Records for the exercise »
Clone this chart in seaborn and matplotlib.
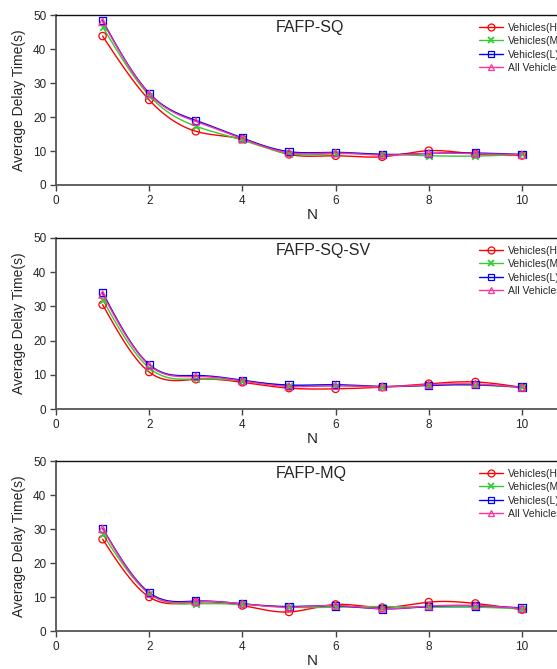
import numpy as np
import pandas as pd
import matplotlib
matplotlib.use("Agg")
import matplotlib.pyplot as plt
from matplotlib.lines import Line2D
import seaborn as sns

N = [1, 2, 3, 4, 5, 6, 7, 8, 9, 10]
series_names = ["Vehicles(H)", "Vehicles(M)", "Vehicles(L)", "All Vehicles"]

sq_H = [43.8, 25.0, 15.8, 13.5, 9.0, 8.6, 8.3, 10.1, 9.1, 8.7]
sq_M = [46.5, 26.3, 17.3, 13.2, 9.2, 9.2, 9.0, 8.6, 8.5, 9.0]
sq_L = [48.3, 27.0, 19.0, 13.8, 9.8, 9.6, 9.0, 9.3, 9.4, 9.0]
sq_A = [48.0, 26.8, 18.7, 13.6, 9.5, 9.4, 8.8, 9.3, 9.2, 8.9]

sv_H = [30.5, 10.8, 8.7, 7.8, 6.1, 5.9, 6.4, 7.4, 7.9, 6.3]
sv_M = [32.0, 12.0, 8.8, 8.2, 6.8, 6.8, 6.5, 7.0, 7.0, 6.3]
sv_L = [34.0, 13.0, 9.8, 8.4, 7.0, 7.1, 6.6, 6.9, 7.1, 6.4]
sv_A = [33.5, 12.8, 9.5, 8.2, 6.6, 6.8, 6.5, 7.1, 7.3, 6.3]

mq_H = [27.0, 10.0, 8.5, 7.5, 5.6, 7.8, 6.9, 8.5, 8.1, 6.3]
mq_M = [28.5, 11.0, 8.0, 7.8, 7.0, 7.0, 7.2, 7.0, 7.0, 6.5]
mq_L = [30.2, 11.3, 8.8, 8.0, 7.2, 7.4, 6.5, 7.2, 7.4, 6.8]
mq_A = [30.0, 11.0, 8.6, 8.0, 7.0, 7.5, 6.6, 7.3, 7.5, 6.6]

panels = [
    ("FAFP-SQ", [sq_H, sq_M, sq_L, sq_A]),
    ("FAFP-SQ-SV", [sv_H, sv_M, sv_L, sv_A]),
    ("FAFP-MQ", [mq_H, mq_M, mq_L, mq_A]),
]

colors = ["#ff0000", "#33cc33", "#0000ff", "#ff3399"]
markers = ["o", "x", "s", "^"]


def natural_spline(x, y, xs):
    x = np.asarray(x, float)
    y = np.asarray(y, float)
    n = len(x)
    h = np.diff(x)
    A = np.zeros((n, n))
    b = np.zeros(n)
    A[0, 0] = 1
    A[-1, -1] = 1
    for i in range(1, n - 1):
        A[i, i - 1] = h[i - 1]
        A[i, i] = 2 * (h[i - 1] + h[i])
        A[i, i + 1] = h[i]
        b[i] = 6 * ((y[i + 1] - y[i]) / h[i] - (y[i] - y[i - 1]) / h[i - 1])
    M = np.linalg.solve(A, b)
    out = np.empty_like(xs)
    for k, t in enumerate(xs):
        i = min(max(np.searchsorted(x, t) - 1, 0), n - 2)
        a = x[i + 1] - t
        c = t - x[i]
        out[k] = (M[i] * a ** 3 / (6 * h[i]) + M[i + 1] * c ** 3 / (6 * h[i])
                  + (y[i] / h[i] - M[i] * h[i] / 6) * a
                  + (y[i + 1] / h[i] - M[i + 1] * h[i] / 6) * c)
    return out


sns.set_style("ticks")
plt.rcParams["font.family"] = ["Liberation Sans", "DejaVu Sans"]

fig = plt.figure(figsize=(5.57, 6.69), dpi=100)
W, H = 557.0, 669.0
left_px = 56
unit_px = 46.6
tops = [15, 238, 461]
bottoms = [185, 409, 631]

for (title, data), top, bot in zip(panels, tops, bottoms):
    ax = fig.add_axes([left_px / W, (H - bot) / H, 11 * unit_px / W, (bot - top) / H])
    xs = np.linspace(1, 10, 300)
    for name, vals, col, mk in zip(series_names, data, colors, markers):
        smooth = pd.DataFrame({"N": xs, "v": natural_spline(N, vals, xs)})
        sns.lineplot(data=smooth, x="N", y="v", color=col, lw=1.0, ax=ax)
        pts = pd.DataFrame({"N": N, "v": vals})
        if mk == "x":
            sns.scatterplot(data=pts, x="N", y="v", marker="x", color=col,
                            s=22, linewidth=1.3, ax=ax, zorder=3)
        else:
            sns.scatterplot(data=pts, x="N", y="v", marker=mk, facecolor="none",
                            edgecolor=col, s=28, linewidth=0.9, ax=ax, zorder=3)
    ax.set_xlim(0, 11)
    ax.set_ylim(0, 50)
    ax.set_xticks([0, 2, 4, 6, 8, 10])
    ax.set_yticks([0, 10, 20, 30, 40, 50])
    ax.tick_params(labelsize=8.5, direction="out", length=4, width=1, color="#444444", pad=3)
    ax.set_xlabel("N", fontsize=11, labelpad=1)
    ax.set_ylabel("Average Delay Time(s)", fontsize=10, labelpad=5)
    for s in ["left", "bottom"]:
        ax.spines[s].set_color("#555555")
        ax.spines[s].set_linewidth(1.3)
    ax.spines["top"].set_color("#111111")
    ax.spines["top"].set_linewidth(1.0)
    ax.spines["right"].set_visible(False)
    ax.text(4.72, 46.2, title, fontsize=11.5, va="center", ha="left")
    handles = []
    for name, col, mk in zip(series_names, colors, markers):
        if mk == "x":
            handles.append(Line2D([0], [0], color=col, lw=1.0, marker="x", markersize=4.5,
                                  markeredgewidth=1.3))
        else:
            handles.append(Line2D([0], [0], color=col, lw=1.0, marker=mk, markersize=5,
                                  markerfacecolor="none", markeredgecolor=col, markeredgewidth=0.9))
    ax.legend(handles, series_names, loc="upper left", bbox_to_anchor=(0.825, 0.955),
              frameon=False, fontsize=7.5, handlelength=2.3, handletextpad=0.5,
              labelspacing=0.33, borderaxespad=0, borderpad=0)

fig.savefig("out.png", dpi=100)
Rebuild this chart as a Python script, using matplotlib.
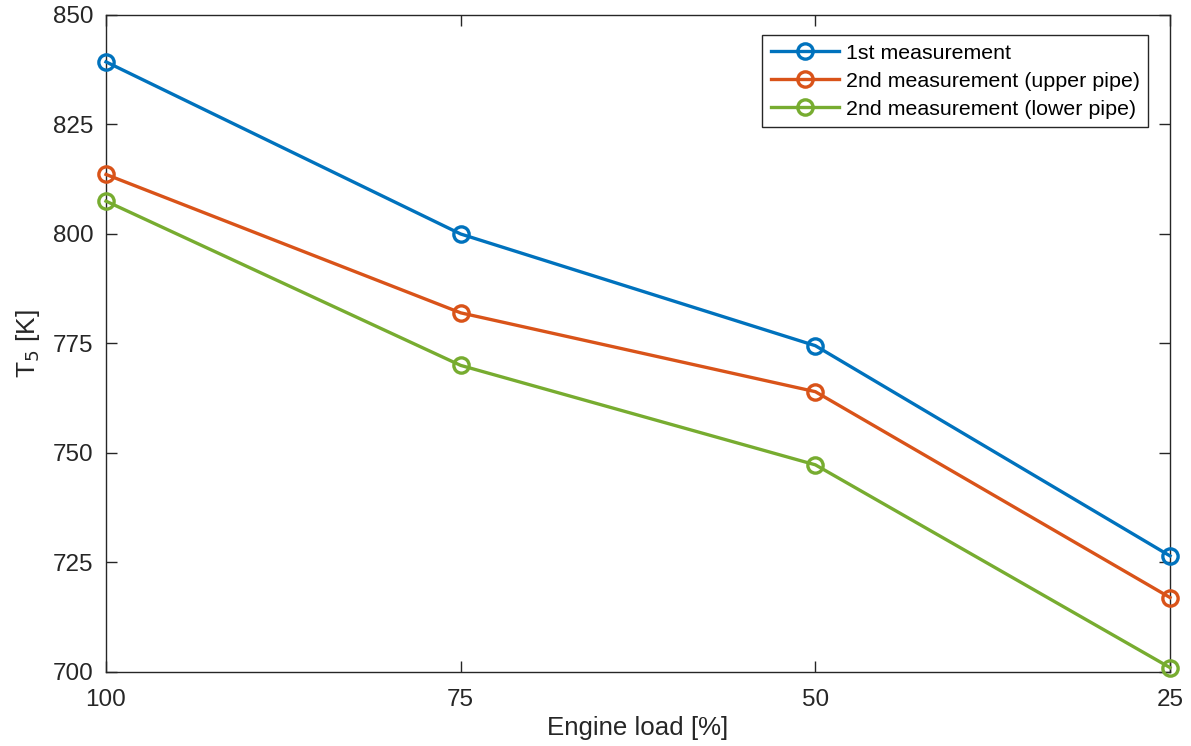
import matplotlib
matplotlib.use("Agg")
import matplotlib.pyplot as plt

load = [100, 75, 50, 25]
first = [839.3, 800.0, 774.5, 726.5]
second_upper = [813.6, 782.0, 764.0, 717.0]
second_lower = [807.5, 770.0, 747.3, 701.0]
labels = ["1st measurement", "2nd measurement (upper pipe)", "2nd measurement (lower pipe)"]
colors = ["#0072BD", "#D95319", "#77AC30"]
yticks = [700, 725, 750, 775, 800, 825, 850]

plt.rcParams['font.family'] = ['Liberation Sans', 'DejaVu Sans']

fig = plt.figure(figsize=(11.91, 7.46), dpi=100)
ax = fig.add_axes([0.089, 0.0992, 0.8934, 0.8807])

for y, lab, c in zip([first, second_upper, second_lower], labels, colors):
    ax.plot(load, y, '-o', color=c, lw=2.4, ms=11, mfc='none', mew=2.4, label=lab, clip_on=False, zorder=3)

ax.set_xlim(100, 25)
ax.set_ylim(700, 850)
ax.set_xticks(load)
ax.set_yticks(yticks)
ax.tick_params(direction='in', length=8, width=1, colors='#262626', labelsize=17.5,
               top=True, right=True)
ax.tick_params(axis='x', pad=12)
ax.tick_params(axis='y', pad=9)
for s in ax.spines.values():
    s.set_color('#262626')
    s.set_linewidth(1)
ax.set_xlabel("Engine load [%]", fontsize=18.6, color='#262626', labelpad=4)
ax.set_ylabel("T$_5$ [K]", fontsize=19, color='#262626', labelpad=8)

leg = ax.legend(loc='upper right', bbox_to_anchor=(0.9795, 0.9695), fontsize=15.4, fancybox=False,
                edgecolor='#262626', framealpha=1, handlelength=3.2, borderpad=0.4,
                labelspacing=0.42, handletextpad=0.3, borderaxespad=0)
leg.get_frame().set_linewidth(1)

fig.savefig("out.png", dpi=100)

...

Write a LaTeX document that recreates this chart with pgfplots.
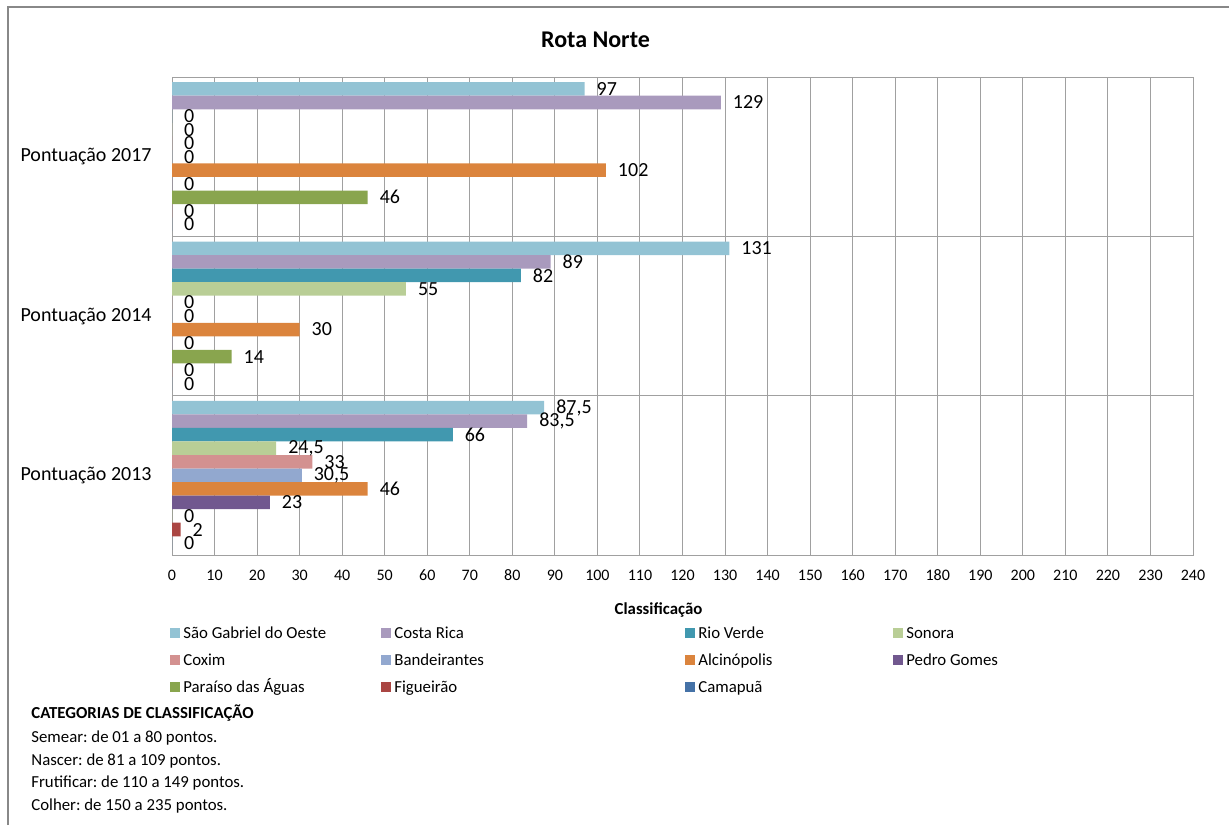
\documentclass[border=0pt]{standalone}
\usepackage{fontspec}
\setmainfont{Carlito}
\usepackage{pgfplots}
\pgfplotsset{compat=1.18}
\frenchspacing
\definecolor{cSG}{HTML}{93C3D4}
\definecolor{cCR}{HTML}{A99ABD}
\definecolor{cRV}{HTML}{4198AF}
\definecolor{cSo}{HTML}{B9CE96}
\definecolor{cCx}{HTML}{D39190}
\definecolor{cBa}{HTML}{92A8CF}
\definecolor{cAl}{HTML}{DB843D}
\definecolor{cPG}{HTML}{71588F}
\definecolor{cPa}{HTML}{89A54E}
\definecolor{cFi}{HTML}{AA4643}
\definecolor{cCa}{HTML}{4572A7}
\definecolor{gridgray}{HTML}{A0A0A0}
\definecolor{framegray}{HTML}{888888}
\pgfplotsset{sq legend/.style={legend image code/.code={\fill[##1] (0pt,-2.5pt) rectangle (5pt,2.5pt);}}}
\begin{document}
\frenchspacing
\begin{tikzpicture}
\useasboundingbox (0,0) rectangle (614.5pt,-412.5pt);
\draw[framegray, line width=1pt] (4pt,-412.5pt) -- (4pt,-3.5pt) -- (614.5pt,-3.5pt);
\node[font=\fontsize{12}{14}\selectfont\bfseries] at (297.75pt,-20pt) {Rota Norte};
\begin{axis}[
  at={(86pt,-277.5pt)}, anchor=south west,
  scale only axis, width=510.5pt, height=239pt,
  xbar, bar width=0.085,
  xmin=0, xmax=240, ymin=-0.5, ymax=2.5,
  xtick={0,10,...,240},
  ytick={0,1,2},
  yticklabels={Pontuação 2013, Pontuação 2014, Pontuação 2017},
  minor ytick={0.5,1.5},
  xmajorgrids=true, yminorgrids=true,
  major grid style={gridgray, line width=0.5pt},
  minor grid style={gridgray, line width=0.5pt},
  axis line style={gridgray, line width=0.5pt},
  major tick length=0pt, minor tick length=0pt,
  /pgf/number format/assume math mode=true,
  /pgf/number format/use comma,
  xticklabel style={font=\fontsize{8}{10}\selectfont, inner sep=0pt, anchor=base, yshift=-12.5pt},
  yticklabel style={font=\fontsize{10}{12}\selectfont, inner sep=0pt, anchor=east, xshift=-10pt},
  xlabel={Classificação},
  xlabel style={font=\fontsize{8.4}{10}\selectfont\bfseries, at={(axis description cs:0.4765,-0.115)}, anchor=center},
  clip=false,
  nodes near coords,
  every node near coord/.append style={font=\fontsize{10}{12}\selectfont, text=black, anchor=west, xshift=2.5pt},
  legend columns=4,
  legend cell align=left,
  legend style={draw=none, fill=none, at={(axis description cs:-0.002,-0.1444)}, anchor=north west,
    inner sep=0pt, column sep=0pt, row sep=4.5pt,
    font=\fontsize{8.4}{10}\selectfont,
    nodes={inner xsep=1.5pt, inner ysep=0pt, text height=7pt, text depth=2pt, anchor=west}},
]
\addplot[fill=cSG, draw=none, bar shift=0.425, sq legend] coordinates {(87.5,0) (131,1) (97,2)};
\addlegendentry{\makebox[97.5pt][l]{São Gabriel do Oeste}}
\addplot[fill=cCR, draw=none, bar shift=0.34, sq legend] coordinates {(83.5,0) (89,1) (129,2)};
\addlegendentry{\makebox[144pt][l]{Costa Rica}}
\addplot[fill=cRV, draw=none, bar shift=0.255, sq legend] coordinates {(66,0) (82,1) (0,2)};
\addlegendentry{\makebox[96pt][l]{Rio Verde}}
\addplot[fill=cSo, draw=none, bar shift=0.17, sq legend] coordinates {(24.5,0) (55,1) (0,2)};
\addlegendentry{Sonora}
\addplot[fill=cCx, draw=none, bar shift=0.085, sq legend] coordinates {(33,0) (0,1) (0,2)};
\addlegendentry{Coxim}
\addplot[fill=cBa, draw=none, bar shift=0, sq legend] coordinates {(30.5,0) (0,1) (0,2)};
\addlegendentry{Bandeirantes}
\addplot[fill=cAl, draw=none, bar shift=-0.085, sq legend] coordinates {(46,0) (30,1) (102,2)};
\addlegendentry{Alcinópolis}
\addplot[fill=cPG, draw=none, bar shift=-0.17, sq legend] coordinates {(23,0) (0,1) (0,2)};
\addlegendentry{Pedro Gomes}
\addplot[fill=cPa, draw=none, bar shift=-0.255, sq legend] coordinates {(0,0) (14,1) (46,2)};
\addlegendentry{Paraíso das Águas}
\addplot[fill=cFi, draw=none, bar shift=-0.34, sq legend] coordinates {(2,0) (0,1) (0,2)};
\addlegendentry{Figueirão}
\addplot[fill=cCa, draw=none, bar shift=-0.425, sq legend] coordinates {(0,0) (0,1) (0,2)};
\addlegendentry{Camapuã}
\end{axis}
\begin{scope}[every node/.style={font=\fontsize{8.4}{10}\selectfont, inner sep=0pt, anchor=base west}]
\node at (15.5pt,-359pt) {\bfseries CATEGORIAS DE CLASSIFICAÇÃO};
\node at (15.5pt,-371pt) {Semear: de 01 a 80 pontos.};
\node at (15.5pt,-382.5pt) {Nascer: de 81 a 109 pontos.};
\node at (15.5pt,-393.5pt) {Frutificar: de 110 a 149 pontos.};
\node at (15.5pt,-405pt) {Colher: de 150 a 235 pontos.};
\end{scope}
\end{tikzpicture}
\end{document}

Goal »
All lines above from the one containing "Rebuild this chart" through the one containing "plt.rcParams['font.family'] = ['Liberation" are to be quoted exactly, and only those; pictures are left out.

Solved problem »
Rebuild this chart as a Python script, using matplotlib.
import matplotlib
matplotlib.use("Agg")
import matplotlib.pyplot as plt

load = [100, 75, 50, 25]
first = [839.3, 800.0, 774.5, 726.5]
second_upper = [813.6, 782.0, 764.0, 717.0]
second_lower = [807.5, 770.0, 747.3, 701.0]
labels = ["1st measurement", "2nd measurement (upper pipe)", "2nd measurement (lower pipe)"]
colors = ["#0072BD", "#D95319", "#77AC30"]
yticks = [700, 725, 750, 775, 800, 825, 850]

plt.rcParams['font.family'] = ['Liberation Sans', 'DejaVu Sans']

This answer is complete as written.